但是,无论是象征主义还是新艺术运动,都对西方现代艺术产生了非常深远的影响。20世纪前半叶出现的表现主义、形而上画派、超现实主义等风格与象征主义保持着精神上一脉相承的联系。而新艺术运动的风格对早期的毕加索和马蒂斯都产生过重要的影响,在现代主义对风格与形式的探索过程中起过不可低估的作用。正如美术史家萨拉·柯耐尔所言,新艺术运动“对各种美术具有深刻的解放作用;尽管它有着软弱无力的精致,但正是新艺术在美术界注入了激动并提供了令美术与公众的想象得到最终解放的冲击,以便使他们接受并期待新的形与空间的表现方式。”[8]
[1]黄晋凯等主编:《象征主义·意象派》。北京·中国人民大学出版社,1998年版。第44页。
[2]赵澧、徐京安主编:《唯美主义》。北京·中国人民大学出版社,1998年版。第44页。
[3]Amy Dempsey,Styles, Schools, and Movements(London, Thames & Hudson Ltd. 2002), p 41.
[4]《大不列颠百科全书》(第5卷)。中国大百科全书出版社,2002年版。第197页。
[5]Alastair Duncan,Art Nouveau, (London, Thames & Hudson Ltd. 2001), p 191.
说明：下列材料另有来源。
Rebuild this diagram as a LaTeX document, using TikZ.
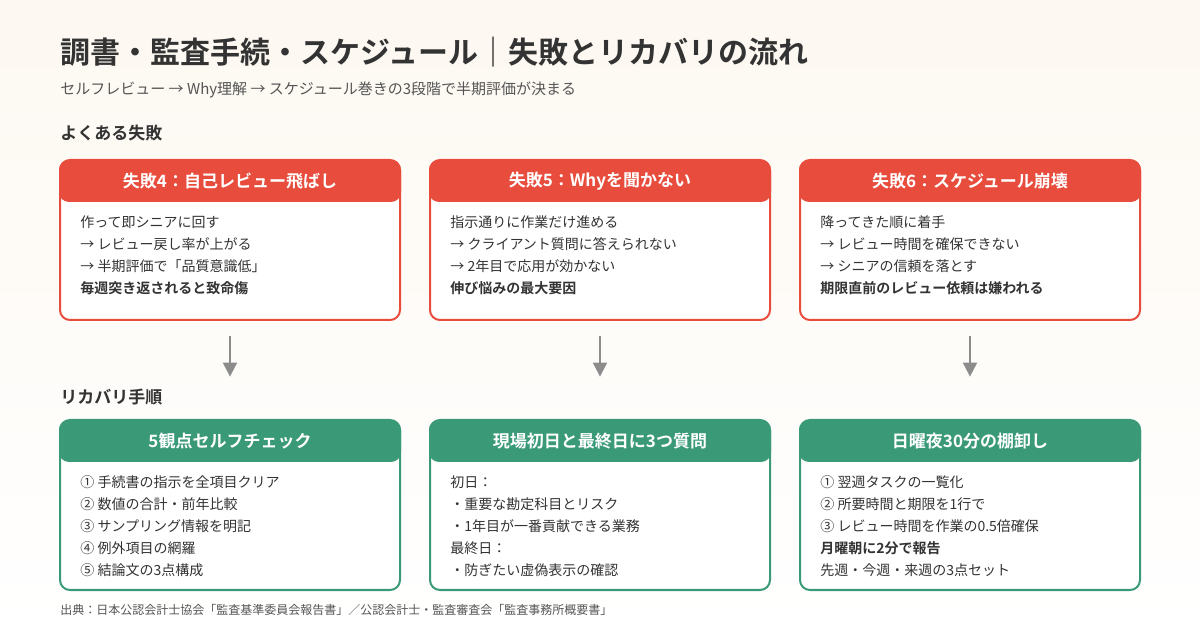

[6]Alastair Duncan,Art Nouveau, (London, Thames & Hudson Ltd. 2001), p 7.
[7]Michael Gibson,Symbolism,(London, Taschen, 1999), p25.
[8]Sara Cornell,Art: A History of Changing Style, (New Jersey, Prentice-Hall, Inc. 1983), p379.